# How do you integrate int e^(5x)cos3x?

Sep 19, 2017

You can integrate by parts twice and algebraically solve for the integral to get $\int \setminus {e}^{5 x} \cos 3 x \setminus \mathrm{dx} = \frac{5}{34} {e}^{5 x} \cos 3 x + \frac{3}{34} {e}^{5 x} \sin 3 x + C$

#### Explanation:

Let $I = \int \setminus {e}^{5 x} \cos 3 x \setminus \mathrm{dx}$. Now let $u = {e}^{5 x}$ and $\mathrm{dv} = \cos 3 x \setminus \mathrm{dx}$ so that $\mathrm{du} = 5 {e}^{5 x} \setminus \mathrm{dx}$ and $v = \frac{1}{3} \sin 3 x$.

Then $I = \frac{1}{3} {e}^{5 x} \sin 3 x - \frac{5}{3} \int \setminus {e}^{5 x} \sin 3 x \setminus \mathrm{dx}$.

For this next integral, let $u = {e}^{5 x}$ and $\mathrm{dv} = \sin 3 x \setminus \mathrm{dx}$ so that $\mathrm{du} = 5 {e}^{5 x}$ and $v = - \frac{1}{3} \cos 3 x$. It follows that

$I = \frac{1}{3} {e}^{5 x} \sin 3 x - \frac{5}{3} \left(- \frac{1}{3} {e}^{5 x} \cos 3 x + \frac{5}{3} \int {e}^{5 x} \cos 3 x \setminus \mathrm{dx}\right)$

$= \frac{1}{3} {e}^{5 x} \sin 3 x + \frac{5}{9} {e}^{5 x} \cos 3 x - \frac{25}{9} I$.
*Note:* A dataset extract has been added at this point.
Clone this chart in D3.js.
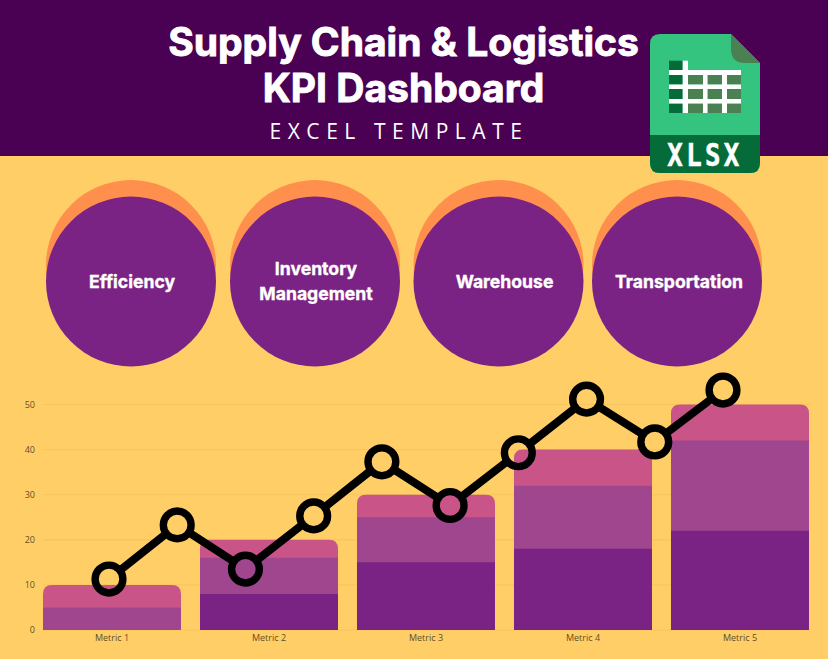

Therefore, $\frac{34}{9} I = \frac{1}{3} {e}^{5 x} \sin 3 x + \frac{5}{9} {e}^{5 x} \cos 3 x$.

Multiplying both sides by $\frac{9}{34}$, rearranging, and tacking on a $+ C$ at the end gives

$I = \int \setminus {e}^{5 x} \cos 3 x \setminus \mathrm{dx} = \frac{5}{34} {e}^{5 x} \cos 3 x + \frac{3}{34} {e}^{5 x} \sin 3 x + C$.